Written task> Repeat word for word the opening stretch of the entries, from the first line through the line containing "type Rect = [number, number, number, number];".

(Plotting code records)
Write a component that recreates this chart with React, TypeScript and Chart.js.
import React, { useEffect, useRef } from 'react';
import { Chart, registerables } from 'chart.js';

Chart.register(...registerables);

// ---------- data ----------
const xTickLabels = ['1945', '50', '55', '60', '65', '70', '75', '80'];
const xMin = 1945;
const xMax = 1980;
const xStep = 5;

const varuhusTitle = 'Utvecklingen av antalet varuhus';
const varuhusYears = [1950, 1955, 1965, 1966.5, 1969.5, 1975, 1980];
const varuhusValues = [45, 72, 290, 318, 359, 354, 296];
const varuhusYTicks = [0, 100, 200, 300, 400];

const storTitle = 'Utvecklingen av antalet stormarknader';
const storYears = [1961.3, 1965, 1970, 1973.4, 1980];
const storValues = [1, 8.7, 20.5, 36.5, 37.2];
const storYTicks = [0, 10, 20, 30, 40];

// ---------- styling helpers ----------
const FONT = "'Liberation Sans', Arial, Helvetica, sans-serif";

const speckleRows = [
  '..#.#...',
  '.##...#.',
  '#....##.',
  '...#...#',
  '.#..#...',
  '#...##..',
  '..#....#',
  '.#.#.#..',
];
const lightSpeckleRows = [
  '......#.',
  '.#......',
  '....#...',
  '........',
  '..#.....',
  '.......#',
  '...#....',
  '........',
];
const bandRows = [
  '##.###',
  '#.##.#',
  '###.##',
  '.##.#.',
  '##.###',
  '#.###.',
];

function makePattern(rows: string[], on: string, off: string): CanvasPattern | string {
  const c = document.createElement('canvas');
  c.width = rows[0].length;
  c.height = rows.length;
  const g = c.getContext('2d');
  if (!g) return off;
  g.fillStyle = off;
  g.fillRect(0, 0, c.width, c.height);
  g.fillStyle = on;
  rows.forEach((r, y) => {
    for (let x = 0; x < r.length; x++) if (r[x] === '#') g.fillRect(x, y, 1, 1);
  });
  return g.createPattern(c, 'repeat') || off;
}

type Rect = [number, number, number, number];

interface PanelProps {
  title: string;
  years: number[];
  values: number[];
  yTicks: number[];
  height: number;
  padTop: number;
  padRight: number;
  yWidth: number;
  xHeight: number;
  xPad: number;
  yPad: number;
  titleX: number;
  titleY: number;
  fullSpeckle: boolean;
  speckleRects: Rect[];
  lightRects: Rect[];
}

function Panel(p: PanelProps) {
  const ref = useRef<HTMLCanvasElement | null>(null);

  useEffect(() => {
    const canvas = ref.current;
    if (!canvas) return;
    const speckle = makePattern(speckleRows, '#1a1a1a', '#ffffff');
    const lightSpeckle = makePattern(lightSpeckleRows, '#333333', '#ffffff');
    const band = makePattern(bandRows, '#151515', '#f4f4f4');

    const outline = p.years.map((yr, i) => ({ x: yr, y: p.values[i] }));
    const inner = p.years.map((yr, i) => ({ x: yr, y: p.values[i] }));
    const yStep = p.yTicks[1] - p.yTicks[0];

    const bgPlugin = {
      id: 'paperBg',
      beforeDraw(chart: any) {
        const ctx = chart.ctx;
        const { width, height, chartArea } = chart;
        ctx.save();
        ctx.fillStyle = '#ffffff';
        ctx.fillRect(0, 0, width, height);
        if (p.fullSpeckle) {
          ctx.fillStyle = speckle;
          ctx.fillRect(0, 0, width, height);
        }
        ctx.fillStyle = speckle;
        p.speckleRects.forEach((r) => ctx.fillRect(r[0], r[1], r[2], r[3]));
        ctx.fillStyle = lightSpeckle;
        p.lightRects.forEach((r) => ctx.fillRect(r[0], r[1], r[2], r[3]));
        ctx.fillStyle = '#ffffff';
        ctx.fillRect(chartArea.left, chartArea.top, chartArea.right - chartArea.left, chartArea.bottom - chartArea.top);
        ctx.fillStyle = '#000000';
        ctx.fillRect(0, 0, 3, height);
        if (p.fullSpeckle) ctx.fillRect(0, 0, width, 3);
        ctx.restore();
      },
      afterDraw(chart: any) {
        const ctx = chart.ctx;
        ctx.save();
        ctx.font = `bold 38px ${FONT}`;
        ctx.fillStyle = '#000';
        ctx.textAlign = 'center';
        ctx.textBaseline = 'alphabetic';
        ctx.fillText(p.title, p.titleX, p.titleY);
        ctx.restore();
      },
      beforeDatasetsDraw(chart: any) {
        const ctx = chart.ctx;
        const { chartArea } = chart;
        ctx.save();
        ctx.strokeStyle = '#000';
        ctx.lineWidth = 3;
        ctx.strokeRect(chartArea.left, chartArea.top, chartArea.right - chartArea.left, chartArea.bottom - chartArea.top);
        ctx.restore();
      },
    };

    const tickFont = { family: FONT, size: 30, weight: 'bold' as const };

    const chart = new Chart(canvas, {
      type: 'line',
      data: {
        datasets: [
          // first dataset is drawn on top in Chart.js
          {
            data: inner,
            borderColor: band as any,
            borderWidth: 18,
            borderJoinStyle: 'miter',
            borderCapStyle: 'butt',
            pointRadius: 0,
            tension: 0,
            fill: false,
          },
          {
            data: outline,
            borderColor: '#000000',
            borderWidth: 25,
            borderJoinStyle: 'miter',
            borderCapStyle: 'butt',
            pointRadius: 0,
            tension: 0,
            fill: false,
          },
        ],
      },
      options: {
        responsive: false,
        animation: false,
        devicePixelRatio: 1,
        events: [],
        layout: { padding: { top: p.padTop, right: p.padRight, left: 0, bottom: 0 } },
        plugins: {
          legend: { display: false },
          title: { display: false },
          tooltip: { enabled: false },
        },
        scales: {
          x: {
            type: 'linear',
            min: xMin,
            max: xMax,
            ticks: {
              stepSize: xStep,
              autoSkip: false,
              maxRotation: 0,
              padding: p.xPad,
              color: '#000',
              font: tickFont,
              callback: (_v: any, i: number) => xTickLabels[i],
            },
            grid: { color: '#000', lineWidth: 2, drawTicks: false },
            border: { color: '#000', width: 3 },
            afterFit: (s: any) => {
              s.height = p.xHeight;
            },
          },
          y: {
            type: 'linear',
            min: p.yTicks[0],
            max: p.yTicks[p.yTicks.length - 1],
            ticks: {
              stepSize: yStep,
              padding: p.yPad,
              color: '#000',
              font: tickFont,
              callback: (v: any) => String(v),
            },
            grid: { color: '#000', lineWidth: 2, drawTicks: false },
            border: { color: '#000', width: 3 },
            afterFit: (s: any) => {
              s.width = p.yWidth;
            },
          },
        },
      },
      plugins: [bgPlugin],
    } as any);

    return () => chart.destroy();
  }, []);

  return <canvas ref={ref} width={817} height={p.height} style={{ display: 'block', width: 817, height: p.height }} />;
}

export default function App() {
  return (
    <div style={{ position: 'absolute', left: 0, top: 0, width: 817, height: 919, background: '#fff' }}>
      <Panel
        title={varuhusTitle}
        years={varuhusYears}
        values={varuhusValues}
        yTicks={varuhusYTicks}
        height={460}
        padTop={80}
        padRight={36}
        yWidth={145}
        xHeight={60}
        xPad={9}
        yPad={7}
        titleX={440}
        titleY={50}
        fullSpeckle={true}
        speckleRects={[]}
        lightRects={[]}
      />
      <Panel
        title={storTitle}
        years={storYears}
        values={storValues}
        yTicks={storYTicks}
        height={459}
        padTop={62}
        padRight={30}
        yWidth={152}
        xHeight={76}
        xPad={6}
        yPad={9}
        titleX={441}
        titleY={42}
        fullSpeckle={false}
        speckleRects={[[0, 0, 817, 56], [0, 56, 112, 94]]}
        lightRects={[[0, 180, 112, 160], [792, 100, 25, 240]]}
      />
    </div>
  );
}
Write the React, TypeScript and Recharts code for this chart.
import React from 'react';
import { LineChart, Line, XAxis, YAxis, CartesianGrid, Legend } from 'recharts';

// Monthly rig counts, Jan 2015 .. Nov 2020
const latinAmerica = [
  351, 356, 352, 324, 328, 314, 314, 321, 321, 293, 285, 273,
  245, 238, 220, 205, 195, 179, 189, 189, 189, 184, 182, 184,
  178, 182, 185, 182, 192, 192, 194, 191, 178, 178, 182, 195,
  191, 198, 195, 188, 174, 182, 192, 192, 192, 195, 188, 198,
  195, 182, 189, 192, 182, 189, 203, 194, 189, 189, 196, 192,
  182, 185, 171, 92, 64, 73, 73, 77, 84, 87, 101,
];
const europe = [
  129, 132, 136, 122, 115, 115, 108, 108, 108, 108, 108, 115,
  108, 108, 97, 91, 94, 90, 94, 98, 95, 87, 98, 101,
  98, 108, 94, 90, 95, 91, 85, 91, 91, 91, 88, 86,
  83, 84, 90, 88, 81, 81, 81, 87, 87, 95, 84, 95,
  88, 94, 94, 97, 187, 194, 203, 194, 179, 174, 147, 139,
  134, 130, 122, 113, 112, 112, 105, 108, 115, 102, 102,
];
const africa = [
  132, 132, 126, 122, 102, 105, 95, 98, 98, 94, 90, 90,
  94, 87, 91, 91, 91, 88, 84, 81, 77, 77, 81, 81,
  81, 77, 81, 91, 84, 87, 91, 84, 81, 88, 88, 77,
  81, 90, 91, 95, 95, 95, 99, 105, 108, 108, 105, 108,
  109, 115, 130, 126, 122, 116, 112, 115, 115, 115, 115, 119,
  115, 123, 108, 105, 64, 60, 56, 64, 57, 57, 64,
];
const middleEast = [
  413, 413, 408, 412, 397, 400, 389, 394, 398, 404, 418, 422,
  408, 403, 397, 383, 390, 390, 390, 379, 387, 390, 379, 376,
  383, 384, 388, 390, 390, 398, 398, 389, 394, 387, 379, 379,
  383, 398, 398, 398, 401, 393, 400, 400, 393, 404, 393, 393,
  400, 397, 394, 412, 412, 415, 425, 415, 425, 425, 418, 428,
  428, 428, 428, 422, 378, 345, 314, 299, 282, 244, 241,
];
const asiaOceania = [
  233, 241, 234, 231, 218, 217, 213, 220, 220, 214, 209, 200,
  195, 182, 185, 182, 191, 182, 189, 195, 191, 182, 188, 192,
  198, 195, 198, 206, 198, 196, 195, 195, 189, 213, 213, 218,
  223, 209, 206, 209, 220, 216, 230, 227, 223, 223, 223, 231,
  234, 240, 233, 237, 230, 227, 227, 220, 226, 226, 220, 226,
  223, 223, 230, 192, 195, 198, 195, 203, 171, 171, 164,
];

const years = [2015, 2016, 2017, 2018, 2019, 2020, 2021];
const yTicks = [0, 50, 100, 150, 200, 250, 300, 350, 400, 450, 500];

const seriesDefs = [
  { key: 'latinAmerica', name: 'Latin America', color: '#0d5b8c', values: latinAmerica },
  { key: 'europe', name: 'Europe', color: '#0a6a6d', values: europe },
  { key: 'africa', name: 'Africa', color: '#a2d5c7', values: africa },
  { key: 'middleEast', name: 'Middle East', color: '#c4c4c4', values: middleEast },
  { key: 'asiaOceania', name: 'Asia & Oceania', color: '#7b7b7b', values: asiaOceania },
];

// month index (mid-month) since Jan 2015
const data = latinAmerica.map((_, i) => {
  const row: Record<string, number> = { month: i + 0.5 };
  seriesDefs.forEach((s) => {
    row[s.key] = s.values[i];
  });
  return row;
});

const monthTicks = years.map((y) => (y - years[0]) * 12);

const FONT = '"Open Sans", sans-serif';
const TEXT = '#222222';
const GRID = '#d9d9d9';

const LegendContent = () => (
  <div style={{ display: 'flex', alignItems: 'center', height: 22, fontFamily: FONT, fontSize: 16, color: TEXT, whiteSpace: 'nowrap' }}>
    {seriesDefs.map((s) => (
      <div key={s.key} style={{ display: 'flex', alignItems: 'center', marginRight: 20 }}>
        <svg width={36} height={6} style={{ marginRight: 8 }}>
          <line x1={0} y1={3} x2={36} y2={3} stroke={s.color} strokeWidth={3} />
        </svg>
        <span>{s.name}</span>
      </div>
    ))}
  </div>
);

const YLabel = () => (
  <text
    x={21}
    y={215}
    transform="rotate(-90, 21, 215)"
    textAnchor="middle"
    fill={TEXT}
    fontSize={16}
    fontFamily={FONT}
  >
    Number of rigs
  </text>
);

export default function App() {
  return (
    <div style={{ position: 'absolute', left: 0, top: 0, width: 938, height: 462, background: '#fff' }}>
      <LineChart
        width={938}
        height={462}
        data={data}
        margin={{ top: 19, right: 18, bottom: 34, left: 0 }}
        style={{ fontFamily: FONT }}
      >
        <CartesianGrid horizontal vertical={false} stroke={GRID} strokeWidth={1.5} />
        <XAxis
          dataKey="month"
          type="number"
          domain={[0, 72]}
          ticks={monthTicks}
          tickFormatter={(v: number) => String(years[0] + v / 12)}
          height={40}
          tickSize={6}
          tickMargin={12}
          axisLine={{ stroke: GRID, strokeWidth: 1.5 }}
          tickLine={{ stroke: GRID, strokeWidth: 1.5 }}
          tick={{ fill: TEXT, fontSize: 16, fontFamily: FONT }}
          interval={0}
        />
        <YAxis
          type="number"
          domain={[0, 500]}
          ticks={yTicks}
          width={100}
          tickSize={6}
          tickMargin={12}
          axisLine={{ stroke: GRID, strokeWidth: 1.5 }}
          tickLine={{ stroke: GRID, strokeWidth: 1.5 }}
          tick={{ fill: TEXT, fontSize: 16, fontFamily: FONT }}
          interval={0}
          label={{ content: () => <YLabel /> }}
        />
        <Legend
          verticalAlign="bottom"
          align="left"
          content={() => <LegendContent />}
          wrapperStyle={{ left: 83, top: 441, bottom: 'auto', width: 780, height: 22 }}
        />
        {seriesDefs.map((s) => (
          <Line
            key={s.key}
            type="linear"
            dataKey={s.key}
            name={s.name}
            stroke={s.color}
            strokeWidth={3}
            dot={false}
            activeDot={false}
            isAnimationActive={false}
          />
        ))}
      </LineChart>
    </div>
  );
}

Reply to the task>
Write a component that recreates this chart with React, TypeScript and Chart.js.
import React, { useEffect, useRef } from 'react';
import { Chart, registerables } from 'chart.js';

Chart.register(...registerables);

// ---------- data ----------
const xTickLabels = ['1945', '50', '55', '60', '65', '70', '75', '80'];
const xMin = 1945;
const xMax = 1980;
const xStep = 5;

const varuhusTitle = 'Utvecklingen av antalet varuhus';
const varuhusYears = [1950, 1955, 1965, 1966.5, 1969.5, 1975, 1980];
const varuhusValues = [45, 72, 290, 318, 359, 354, 296];
const varuhusYTicks = [0, 100, 200, 300, 400];

const storTitle = 'Utvecklingen av antalet stormarknader';
const storYears = [1961.3, 1965, 1970, 1973.4, 1980];
const storValues = [1, 8.7, 20.5, 36.5, 37.2];
const storYTicks = [0, 10, 20, 30, 40];

// ---------- styling helpers ----------
const FONT = "'Liberation Sans', Arial, Helvetica, sans-serif";

const speckleRows = [
  '..#.#...',
  '.##...#.',
  '#....##.',
  '...#...#',
  '.#..#...',
  '#...##..',
  '..#....#',
  '.#.#.#..',
];
const lightSpeckleRows = [
  '......#.',
  '.#......',
  '....#...',
  '........',
  '..#.....',
  '.......#',
  '...#....',
  '........',
];
const bandRows = [
  '##.###',
  '#.##.#',
  '###.##',
  '.##.#.',
  '##.###',
  '#.###.',
];

function makePattern(rows: string[], on: string, off: string): CanvasPattern | string {
  const c = document.createElement('canvas');
  c.width = rows[0].length;
  c.height = rows.length;
  const g = c.getContext('2d');
  if (!g) return off;
  g.fillStyle = off;
  g.fillRect(0, 0, c.width, c.height);
  g.fillStyle = on;
  rows.forEach((r, y) => {
    for (let x = 0; x < r.length; x++) if (r[x] === '#') g.fillRect(x, y, 1, 1);
  });
  return g.createPattern(c, 'repeat') || off;
}

type Rect = [number, number, number, number];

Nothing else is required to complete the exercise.